Configuring reap

The real power of the reap spider is exposed when you start controlling it using configuration files, rather than running it from the command line.

Reap configuration files are standard Harvest-NG configuration files, and obey all of the rules and structures of these files. For simplicity these are summarised in the configuration section below, but you're encouraged to read the detailed documentation.

A reap configuration file is broadly split into a number of sections, which we will consider in turn. The configuration file syntax means that only the generic section has to be in the file pointed to by the --config option.

  • Generic options - These are settings that affect the entire gathering process, or that couldn't be easily placed in another file
  • Database options - These control the setting up of the backend database that reap uses to store gathered data
  • Rootnode options - These control the Rootnode settings, which are a starting point for a gathering process.
  • Summariser mappings - This section maps content-types returned by the server to summariser modules, in order to create content summaries from the gathered information
  • Filetype mappings - This section contains mappings of file extensions (such as .txt) to content-types, for use when the server does not return a valid content type, or for when indexing from non HTTP servers.
  • Encoding mappings -This maps methods of encoding content (such as gzip) to modules which can decompress them for summarising.

Configuration files, a quick reminder

Harvest-NG configuration files are comprised of a set of tag, value pairs. These tag, value pairs can be written in a number of forms:

  • Tag Value
  • Tag: Value
  • <Tag>
    Value
    </Tag>
  • <Tag File-containing-value>
  • <Tag |Program-producing-value>
Note the 'pipe' symbol in the last example - some character sets seem to omit it

reap configuration files are implemented using this, with the addition that we allow 'nesting'. For a number of tags, specifically, those which implement the sections described above, the 'Value' is another configuration structure. This leads to the example structure shown below.

Its useful to remember that any tag can be represented in the ways shown above, making it straightforward to have a particular tag read its value from a file, or from a helper program.

Skeletal configuration file

The above information leads us to the following skeletal configuration file, which can be fleshed out by adding the appropriate configuration tags, as detailed on the pages linked to above.

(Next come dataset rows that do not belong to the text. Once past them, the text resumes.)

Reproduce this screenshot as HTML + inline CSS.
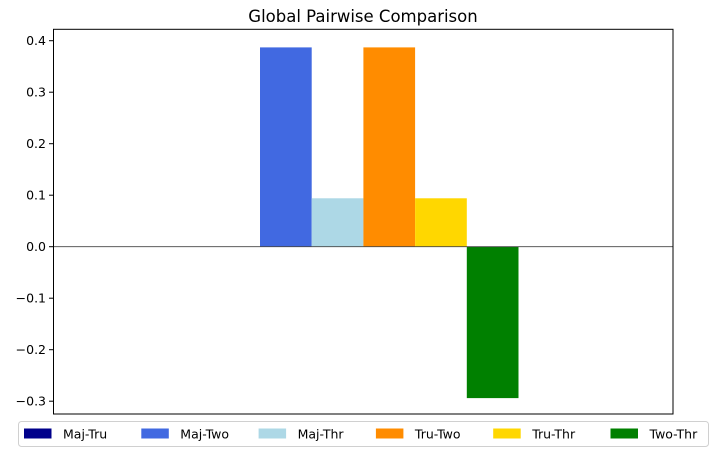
<!DOCTYPE html>
<html><head><meta charset="utf-8"><style>
body{margin:0;background:#fff;}
svg text{font-family:"DejaVu Sans","Liberation Sans",sans-serif;}
</style></head><body>
<svg id="chart" width="718" height="456" xmlns="http://www.w3.org/2000/svg">
<rect x="0" y="0" width="718" height="456" fill="#fff"/>
<text x="363" y="22" text-anchor="middle" font-size="16.5" fill="#000">Global Pairwise Comparison</text>
<g id="bars"></g>
<g id="yaxis"></g>
<line x1="53.5" y1="246.7" x2="673" y2="246.7" stroke="#444" stroke-width="0.9"/>
<rect x="53.5" y="29.3" width="619.5" height="384.7" fill="none" stroke="#000" stroke-width="1"/>
<rect x="18.5" y="421.5" width="690" height="25" rx="3" fill="#fff" stroke="#d0d0d0"/>
<g id="legend"></g>
</svg>
<script>
const categories = ["Maj-Tru","Maj-Two","Maj-Thr","Tru-Two","Tru-Thr","Two-Thr"];
const values = [0, 0.387, 0.094, 0.387, 0.094, -0.294];
const colors = ["#00008b","#4169e1","#add8e6","#ff8c00","#ffd700","#008000"];
const yTicks = [0.4,0.3,0.2,0.1,0.0,-0.1,-0.2,-0.3];
const yTickLabels = ["0.4","0.3","0.2","0.1","0.0","\u22120.1","\u22120.2","\u22120.3"];
const NS="http://www.w3.org/2000/svg";
const y0=246.7, pxPer=515;
function yScale(v){return y0 - v*pxPer;}
const barW=51.7, xStart=208.3;
function xScale(i){return xStart + i*barW;}
const bars=document.getElementById('bars');
values.forEach((v,i)=>{
  const r=document.createElementNS(NS,'rect');
  r.setAttribute('x',xScale(i));
  r.setAttribute('width',barW);
  r.setAttribute('y',Math.min(yScale(v),y0));
  r.setAttribute('height',Math.abs(yScale(v)-y0));
  r.setAttribute('fill',colors[i]);
  
  
  bars.appendChild(r);
});
const ya=document.getElementById('yaxis');
yTicks.forEach((t,i)=>{
  const y=yScale(t);
  const l=document.createElementNS(NS,'line');
  l.setAttribute('x1',49);l.setAttribute('x2',53.5);
  l.setAttribute('y1',y);l.setAttribute('y2',y);
  l.setAttribute('stroke','#000');
  
  
  ya.appendChild(l);
  const tx=document.createElementNS(NS,'text');
  tx.setAttribute('x',46);tx.setAttribute('y',y+4.5);
  tx.setAttribute('text-anchor','end');tx.setAttribute('font-size','12.5');
  tx.textContent=yTickLabels[i];
  
  
  ya.appendChild(tx);
});
const lg=document.getElementById('legend');
categories.forEach((c,i)=>{
  const x=24+i*117.3;
  const r=document.createElementNS(NS,'rect');
  r.setAttribute('x',x);r.setAttribute('y',428.5);
  r.setAttribute('width',27.5);r.setAttribute('height',10);
  r.setAttribute('fill',colors[i]);
  
  
  lg.appendChild(r);
  const t=document.createElementNS(NS,'text');
  t.setAttribute('x',x+39);t.setAttribute('y',438.5);
  t.setAttribute('font-size','12.5');
  t.textContent=c;
  
  
  lg.appendChild(t);
});
</script>
</body></html>
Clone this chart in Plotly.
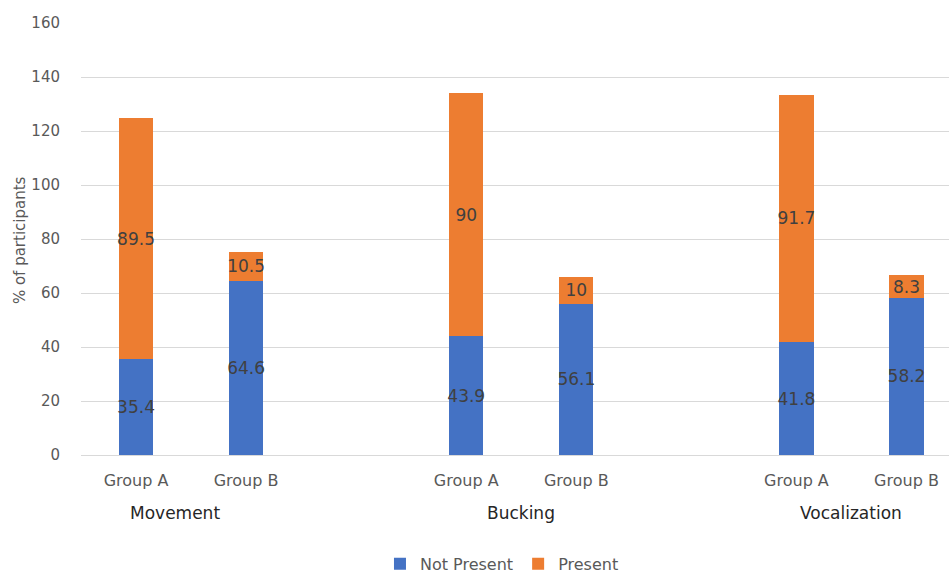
import plotly.graph_objects as go

behaviours = ["Movement", "Bucking", "Vocalization"]
groups = ["Group A", "Group B"]
not_present = [35.4, 64.6, 43.9, 56.1, 41.8, 58.2]
present = [89.5, 10.5, 90, 10, 91.7, 8.3]
y_ticks = [0, 20, 40, 60, 80, 100, 120, 140, 160]

# slot positions: two groups per behaviour plus one empty slot between behaviours
xpos = [b * 3 + g for b in range(len(behaviours)) for g in range(len(groups))]
xtext = [groups[g] for b in range(len(behaviours)) for g in range(len(groups))]
group_mid = [b * 3 + 0.5 for b in range(len(behaviours))]
label_shift = [-16, 0, 0]

FONT = "DejaVu Sans"
fig = go.Figure()
fig.add_bar(x=xpos, y=not_present, name="Not Present", marker_color="#4472C4",
            text=[str(v) for v in not_present])
fig.add_bar(x=xpos, y=present, name="Present", marker_color="#ED7D31",
            text=[str(v) for v in present])
fig.update_traces(width=0.31, textposition="inside", insidetextanchor="middle",
                  textangle=0, constraintext="none",
                  textfont=dict(family=FONT, size=17, color="#404040"),
                  marker_line_width=0)

for x, name, sh in zip(group_mid, behaviours, label_shift):
    fig.add_annotation(x=x, y=-0.134, xref="x", yref="paper", text=name,
                       showarrow=False, yanchor="middle", xshift=sh,
                       font=dict(family=FONT, size=17, color="#262626"))

fig.add_annotation(x=-0.070, y=0.498, xref="paper", yref="paper",
                   text="% of participants", textangle=-90, showarrow=False,
                   xanchor="center", yanchor="middle",
                   font=dict(family=FONT, size=15, color="#595959"))

fig.update_layout(
    barmode="stack",
    width=949, height=577,
    margin=dict(l=81, r=0, t=23, b=122, autoexpand=False),
    plot_bgcolor="white", paper_bgcolor="white",
    font=dict(family=FONT, color="#595959"),
    legend=dict(orientation="h", x=0.485, xanchor="center", y=-0.252,
                yanchor="middle", traceorder="normal",
                font=dict(family=FONT, size=16, color="#595959"),
                itemwidth=30),
    xaxis=dict(range=[-0.5, 7.386], tickvals=xpos, ticktext=xtext,
               showgrid=False, zeroline=False, showline=False,
               tickfont=dict(family=FONT, size=16, color="#595959"),
               ticks="", ticklabelstandoff=14),
    yaxis=dict(range=[0, 160], tickvals=y_ticks, showgrid=True,
               gridcolor="#D9D9D9", gridwidth=1, zeroline=True,
               zerolinecolor="#D9D9D9", zerolinewidth=1, showline=False,
               tickfont=dict(family=FONT, size=15, color="#595959"),
               ticks="", ticklabelstandoff=20),
)

fig.write_html("out.html")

# Skeletal configuration file for reap
general directives
<Database>
        Database format configuration
directives
</Database>
<RootNode>
        Root Node general directives
        <Prefilters>
                List of prefilters
        </Prefilters>
        <Postfilters>
                List of postfilters
        </Postfilters>
</RootNode>
<Summarisers>
        List of summarisers
</Summarisers>
<FileTypes>
        List of mappings between file extensions and mimetypes
</FileTypes>
<Encoding>
	List of content-encodings tags and their modules
</Encoding>